DSD has earned a reputation for inefficiency and dysfunction under outgoing City Manager T.C. Broadnax, who oversaw periodic permit backlogs and increases in crime, tax collection, and City spending during his seven years at the helm.

Still, Espinoza took the brunt of the scrutiny on Thursday, with officials asking him several times about what he knew and when he knew it, and what factored into his decisions to move into the building in December and leave it in April.

“Why did you do that?” Mendelsohn asked.

She and other council members asked that question multiple times during the meeting.
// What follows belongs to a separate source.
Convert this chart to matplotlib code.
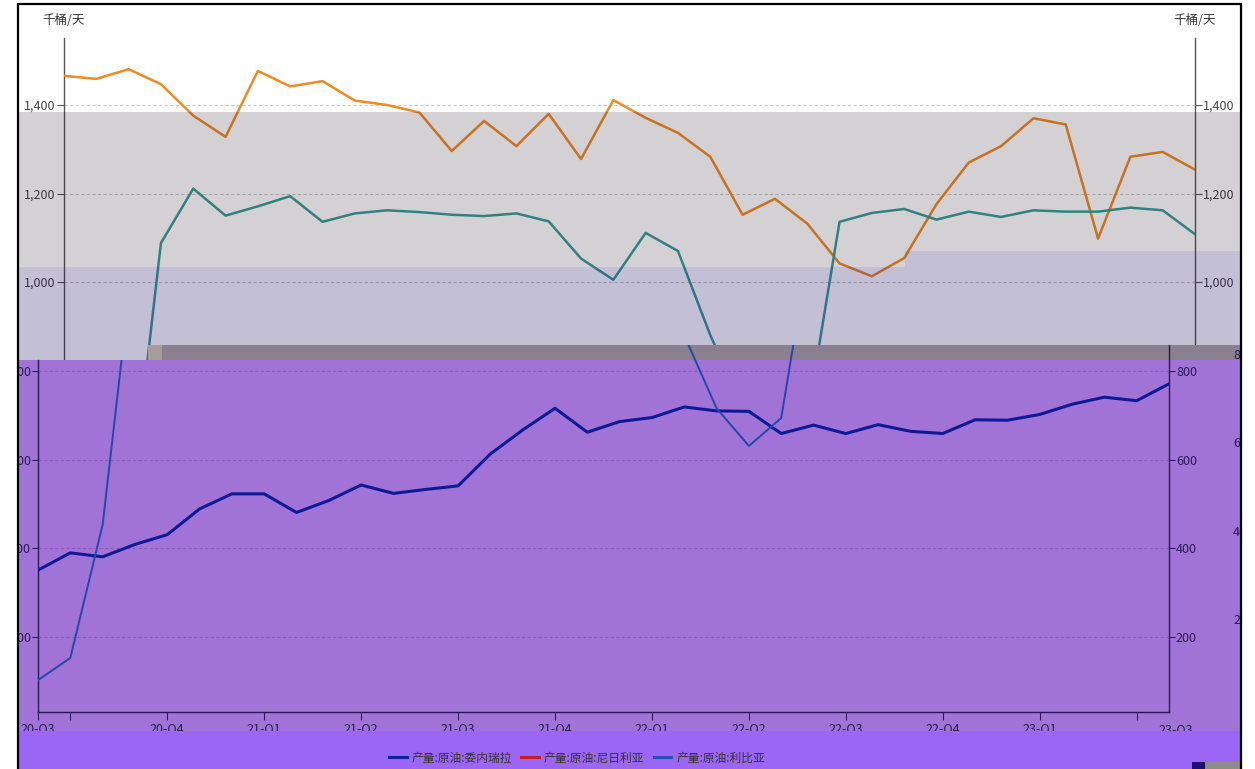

“It was a challenge to us,” Espinoza said. “We sent communication to staff to … stay on your floor. They didn’t. For the sake of making sure there’s not going to be interruptions in construction areas, I made the decision to send them back [to Oak Cliff]. There wasn’t any … incompetency. There wasn’t any life and safety issues. I just didn’t want the minutia of staff members going back and forth, going to different floors, and creating all types of stories that they perceived to be an issue. I wanted to put a stop to that.”

That turned out to be the crux of Espinoza’s argument — a point that council members on the committee seemed to have a difficult time swallowing.

“We have a bond construction manager on site every day,” Espinoza said. “We’re still working on IT stuff. We’re working on electrical stuff. We’re working on things, and sometimes, the intermingling of different systems can trigger something. There was not an issue when we issued the TCO. I just want to be very clear with that.”

When the City took possession of the building in September 2022, floors two, five, and nine were vacant. In December 2022, floors one and eight were vacated, and “permits were issued, and demolition and finish out began on vacant floors 1, 2, 5, 8, and 9 for Development Services staff,” the presentation by staff showed.

By July 2023, DSD staff was consolidated to floors one through five. A tenant remains on the seventh floor, but the lease expires in 2026. Floors six through 11 “are primarily planned for departments housed at [Oak Cliff].”

DSD employees in December 2023 began moving to the fifth floor, and a TCO was issued the same month. Through March, the same workers “continued transition” to the second and third floors.

Committee members repeatedly challenged Espinoza’s claim that he only moved the department back to Oak Cliff because of “roaming” employees. But Espinoza did not change his position.

“We expect our workers to be professional, and we expect them to stick to the rules and regulations,” he said. “We had sent communication to them that the fifth floor is the floor they need to be on. There’s no reason for them to be on any other floor when we issued the TCO.”

“I was super excited about [this building],” Council Member Gay Donnell Willis (District 13) said. “I still am. I thought it was a great idea to make all these departments together. … So, this is a big disappointment.”

She asked for emails City employees reportedly sent to managers and others about safety concerns at the building. Espinoza doubled down.

“Several employees were going to media outlets and council members about things that weren’t necessarily true,” he said. “I made the decision to move back to [Oak Cliff]. … [They were] frankly talking to the media and fabricating stories. It’s exhausting.”

To help ensure officials avoid a similar incident at this building and elsewhere, Nicewander said the City will use a third party “to see if there’s anything else we need to do” in evaluating properties for occupancy.

At Mendelsohn’s urging, committee members agreed to ask the Office of the City Auditor for an audit into what happened at 7800 N Stemmons Fwy. The scope will include an inquiry into the emails City employees sent to staff about working conditions at the building.

In addition to the $20.7 million spent to purchase and renovate the building, another $7.8 million is needed for electrical and mechanical upgrades and other work. The 10-year-plus capital needed for the building is projected at $9 million.